Volume 708: debated on Friday 27 February 2009

Question

Asked by

To ask Her Majesty's Government whether they have taken recent measurements of United Kingdom household energy efficiencies; if so, how such figures compare with statistics for Germany and Sweden; and what conclusions they have drawn. [HL1529]

The Government have up-to-date data on domestic energy consumption published by DECC in Energy Trends and in the Digest of UK Energy Statistics (Dukes). However, these energy data are not themselves a measure of household energy efficiency. Indeed, it is difficult to talk of an absolute value of energy efficiency for an economic sector, although this can be done for specific energy-converting technologies or processes (for example, it is possible to quote the efficiency of electricity generation from a power station). It may, however, be possible to define improvements in energy efficiency for economic sectors. Generally, such improvements cannot be measured directly but must be calculated from a variety of other information.

The Government are updating their indicators of household energy efficiency using a combination of statistics on energy consumption and numbers of different technical efficiency measures installed, such as cavity wall insulation or high-efficiency boilers. These statistics are analysed using scientifically justified assumptions of energy savings of individual measures, together with mathematical modelling of energy use in typical homes.
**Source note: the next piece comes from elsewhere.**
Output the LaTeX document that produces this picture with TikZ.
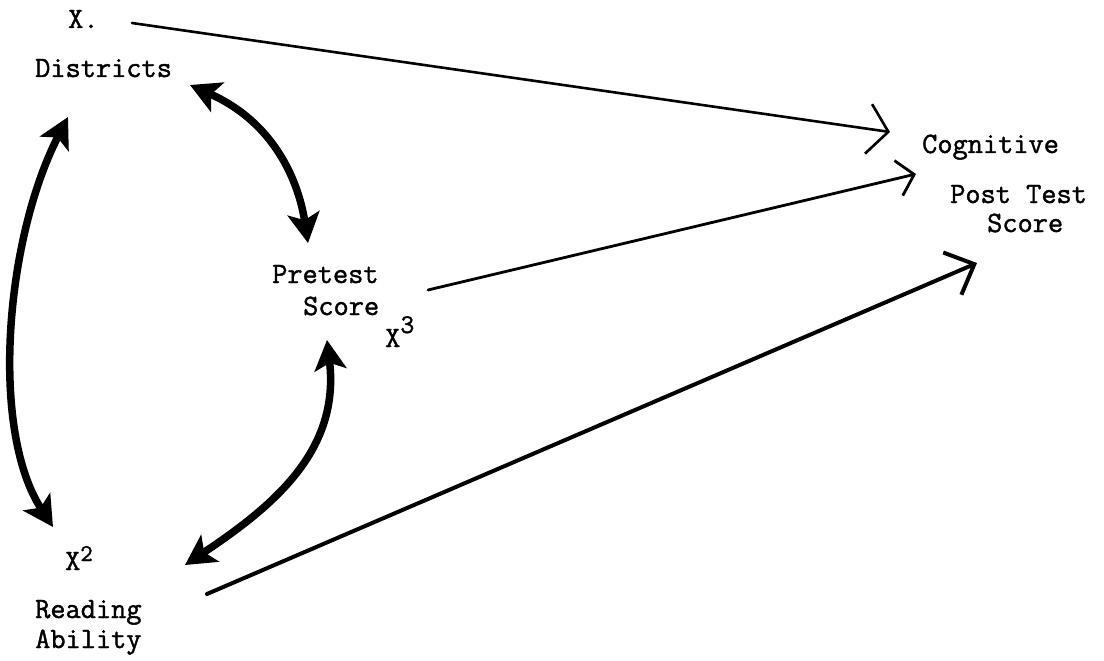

Using such analyses, the Government hope to publish their progress in improving the energy efficiency of the housing stock soon. But we do know that some 5 million homes have received insulation and that over 200 million energy efficient lights have been distributed.

Any international comparisons in the residential sector should be also be made on improvements in energy efficiency. The UK does contribute to an EU project (ODYSSEE, led by the French environment and energy management agency, ADEME), which has attempted these. However, the latest statistics from this project go only to 2005, so it is not yet possible to make up-to-date comparisons.